Jinnah exhaled slowly.
"And how exactly do you propose that I redeem this 'obligation'?" he asked, half aloud, half inward.
Through Varun, the voice said at once. Your Farabi. Forest belt. He grew up near those people. He knows which shrine they swear on, which trees they won't cut. He has already been your bridge whether Ahmed likes it or not.
Images arranged themselves in Jinnah's mind despite himself: Varun in his Farabi khaki; Madhu slipping between sugarcane rows; the scorched loom sheds.
"You are suggesting," Jinnah said softly, "that I ask a serving Farabi to open a back channel to a wanted criminal."
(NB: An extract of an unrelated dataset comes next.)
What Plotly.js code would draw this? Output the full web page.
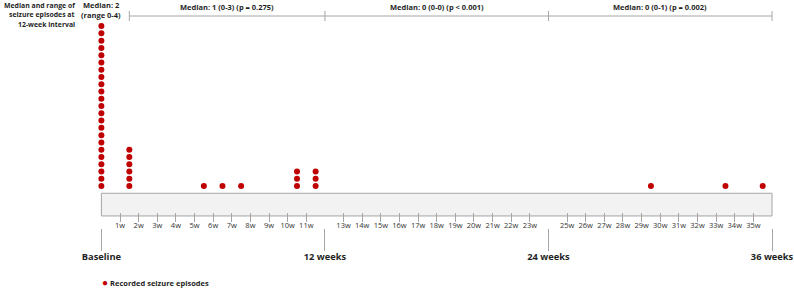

I am suggesting, the Bilal replied, that you acknowledge the map as it is, not as the Government prints it. On paper, all those men are just "dacoits". In reality, they are networks. Let make Root is one of the bigger ones. They hate certain rivals. They fear certain officers. They respect certain lines.
A pause, then:
Right now, all bandits are one dark blur to your people. But they are not one blur to each other. If you can talk to one blur, you can make that blur work as surveillance for your villages—or at least stop setting them on fire to prove a point.
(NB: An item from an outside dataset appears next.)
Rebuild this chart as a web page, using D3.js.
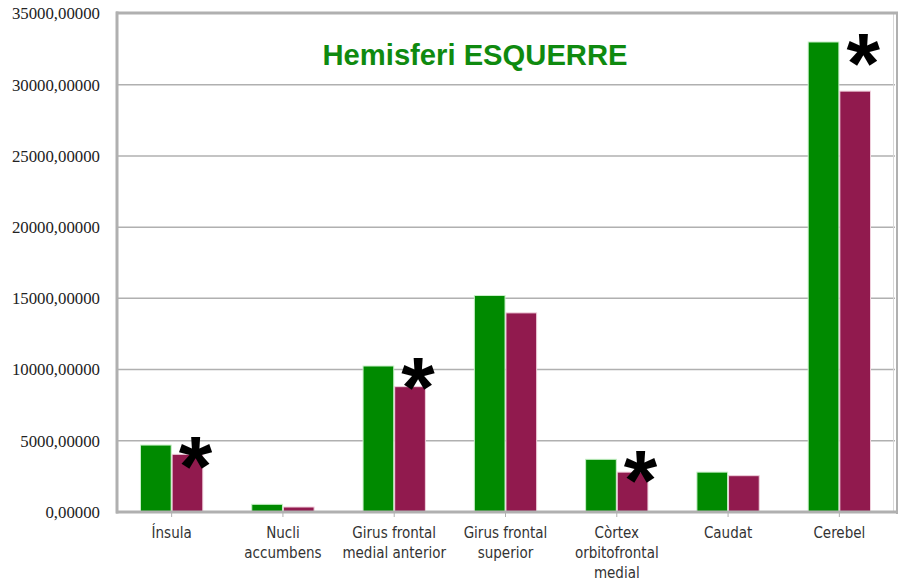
<!DOCTYPE html>
<html>
<head>
<meta charset="utf-8">
<script src="https://cdn.jsdelivr.net/npm/d3@7"></script>
<style>
  body { margin: 0; background: #fff; }
</style>
</head>
<body>
<div id="chart"></div>
<script>
// Dades

let categories = ["Ínsula", "Nucli accumbens", "Girus frontal medial anterior", "Girus frontal superior",
  "Còrtex orbitofrontal medial", "Caudat", "Cerebel"];
let catLines = [["Ínsula"], ["Nucli", "accumbens"], ["Girus frontal", "medial anterior"], ["Girus frontal", "superior"],
  ["Còrtex", "orbitofrontal", "medial"], ["Caudat"], ["Cerebel"]];
let seriesNames = ["A", "B"];
let valuesA = [4700, 540, 10250, 15200, 3700, 2800, 33000];
let valuesB = [4050, 350, 8800, 13980, 2800, 2550, 29550];
let significant = [true, false, true, false, true, false, true];
let yTicks = [0, 5000, 10000, 15000, 20000, 25000, 30000, 35000];
let titleText = "Hemisferi ESQUERRE";

// Canvas

let width = 905;
let height = 582;
let pLeft = 116, pRight = 895, pTop = 13.5, pBottom = 512;

let svg = d3.select("#chart").append("svg")
  .attr("width", width)
  .attr("height", height);

let colors = d3.scaleOrdinal().domain(seriesNames).range(["#008a00", "#911a4e"]);
let strokes = d3.scaleOrdinal().domain(seriesNames).range(["#c8f0c8", "#f0d0dc"]);

// Escales

let x = d3.scaleBand()
  .domain(categories)
  .range([pLeft, pRight])
  .paddingInner(0.44)
  .paddingOuter(0.22);

let xs = d3.scaleBand()
  .domain(seriesNames)
  .range([0, x.bandwidth()])
  .paddingInner(0.03);

let y = d3.scaleLinear()
  .domain([0, 35000])
  .range([pBottom, pTop]);

let loc = d3.formatLocale({ decimal: ",", thousands: "", grouping: [3], currency: ["", ""] });
let fmt = loc.format(".5f");

// Graella

svg.append("g").selectAll("line")
  .data(yTicks.filter(d => d > 0 && d < 35000))
  .enter().append("line")
  .attr("x1", pLeft).attr("x2", pRight)
  .attr("y1", d => y(d)).attr("y2", d => y(d))
  .attr("stroke", "#b0b0b0")
  .attr("stroke-width", 1.5);

// Marc
svg.append("line").attr("x1", pRight - 1.5).attr("x2", pRight - 1.5).attr("y1", pTop).attr("y2", pBottom)
  .attr("stroke", "#d8d8d8").attr("stroke-width", 1);
svg.append("line").attr("x1", pRight + 2).attr("x2", pRight + 2).attr("y1", pTop - 1).attr("y2", pBottom + 2)
  .attr("stroke", "#b0b0b0").attr("stroke-width", 2);
svg.append("line").attr("x1", pLeft).attr("x2", pRight + 3).attr("y1", pTop - 0.5).attr("y2", pTop - 0.5)
  .attr("stroke", "#b0b0b0").attr("stroke-width", 3);

// Barres

let groups = svg.append("g").selectAll("g")
  .data(categories)
  .enter().append("g")
  .attr("transform", d => `translate(${x(d)},0)`);

groups.selectAll("rect")
  .data((d, i) => [{ s: "A", v: valuesA[i] }, { s: "B", v: valuesB[i] }])
  .enter().append("rect")
  .attr("x", d => xs(d.s))
  .attr("y", d => y(d.v))
  .attr("width", xs.bandwidth())
  .attr("height", d => pBottom - y(d.v))
  .attr("fill", d => colors(d.s))
  .attr("stroke", d => strokes(d.s))
  .attr("stroke-width", 1);

// Eixos
svg.append("line").attr("x1", pLeft + 1).attr("x2", pLeft + 1).attr("y1", pTop - 2).attr("y2", pBottom + 1.5)
  .attr("stroke", "#b0b0b0").attr("stroke-width", 3);
svg.append("line").attr("x1", pLeft).attr("x2", pRight + 3).attr("y1", pBottom).attr("y2", pBottom)
  .attr("stroke", "#b0b0b0").attr("stroke-width", 3);

svg.append("g").selectAll("line")
  .data(categories)
  .enter().append("line")
  .attr("x1", d => x(d) + x.bandwidth() / 2).attr("x2", d => x(d) + x.bandwidth() / 2)
  .attr("y1", pBottom).attr("y2", pBottom + 5)
  .attr("stroke", "#b0b0b0").attr("stroke-width", 1);

svg.append("g").selectAll("text")
  .data(yTicks)
  .enter().append("text")
  .attr("x", 100)
  .attr("y", d => y(d))
  .attr("dy", "0.35em")
  .attr("text-anchor", "end")
  .attr("font-family", "Liberation Serif, serif")
  .attr("font-size", 16.8)
  .attr("fill", "#222")
  .text(d => fmt(d));

let labels = svg.append("g").selectAll("text")
  .data(categories)
  .enter().append("text")
  .attr("x", d => x(d) + x.bandwidth() / 2)
  .attr("y", 538)
  .attr("text-anchor", "middle")
  .attr("font-family", "DejaVu Sans Condensed, Liberation Sans Narrow, sans-serif")
  .attr("font-size", 15)
  .attr("fill", "#333");

labels.selectAll("tspan")
  .data((d, i) => catLines[i])
  .enter().append("tspan")
  .attr("x", function () { return d3.select(this.parentNode).attr("x"); })
  .attr("dy", (d, i) => i === 0 ? 0 : 20)
  .text(d => d);

// Asteriscs

svg.append("g").selectAll("text")
  .data(categories.filter((d, i) => significant[i]))
  .enter().append("text")
  .attr("x", d => x(d) + xs("B") + xs.bandwidth() / 2 + 8)
  .attr("y", d => y(valuesA[categories.indexOf(d)]) + 7 + 44)
  .attr("text-anchor", "middle")
  .attr("font-family", "Liberation Sans, sans-serif")
  .attr("font-weight", "bold")
  .attr("font-size", 86)
  .attr("fill", "#000")
  .text("*");

// Títol

svg.append("text")
  .attr("x", 475)
  .attr("y", 65)
  .attr("text-anchor", "middle")
  .attr("font-family", "Liberation Sans, sans-serif")
  .attr("font-weight", "bold")
  .attr("font-size", 29)
  .attr("fill", "#0f8a0f")
  .attr("textLength", 305)
  .attr("lengthAdjust", "spacingAndGlyphs")
  .text(titleText);
</script>
</body>
</html>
"That sounds," Jinnah said dryly, "remarkably close to bargaining with bandits."
You are not promising them amnesty, the voice said. You are drawing a line. "If you cross this, I will personally help hang you. If you stay on this side, I will not go out of my way to hunt you beyond the Government's usual enthusiasm."
It hesitated, then added:
And you do all of this quietly. No uniforms. No Ahmed in the room. A midnight meeting in your library. One guard outside who knows how to forget what he hears. If Madhu refuses, nothing changes.
The thought of Madhu in his library made Jinnah's stomach knot. The room was his sanctuary: books, maps, the quiet order of shelves. Inviting a man like that inside felt like inviting the canal itself to flood his study.
"And if it leaks?" he asked.
Then you will have the pleasure of explaining it to the Governor yourself, the voice said. You are, after all, already the most dangerous sort of Indian in their eyes: a lawyer who reads everything and loses very few arguments.
Jinnah's mouth twitched despite himself.
"You are a bad influence," he said under his breath.
I am the part of you that already knows the answer and is annoyed you are taking so long, the voice replied. This estate has always been a negotiation with reality: canal engineers, zaildars, villagers, British officers, and now bandits. You made the Farabis by admitting the police could not or would not act. This is the same logic, pushed into the trees.
He stared out at the dark line of the forest beyond the fields.
"Varun, then," he said finally. "I send for Varun. I tell him this is not an order, only a request. If he refuses, it ends there."
Good, the voice said. If he agrees, you tell him to arrange a meeting. No promises, no money, no guns. Just words and a reminder that his son still breathes because Sandalbar exists.
Jinnah straightened.
"Three days," he said quietly to himself. "We give this three days to ripen. Then I will know whether I am a fool, or merely reckless."
You are both, the inner voice replied. But better a reckless fool who tries than a careful wise man standing over another burnt loom.
He almost smiled at that.
Then he turned away from the verandah and walked back into the lodge, already framing in his mind the exact phrases he would use with Varun: how much to say, how much to leave unsaid, how to make clear this was a path that led neither to easy glory nor to guaranteed safety.
Outside, the estate settled into its new night rhythm: patrol routes redrawn, metalworkers hammering out crude whistles, Farabi posts testing their wireless sets. Somewhere beyond the canal, in the countryside that no map ever quite captured, a man named Madhu still believed that the world remembered him only as a shadow in the police register.
Sandalbar was about to tap that shadow on the shoulder.
Whether it would turn and listen, or turn and bite, was a question that now lived not in a file, but in Jinnah's own quiet, crowded library.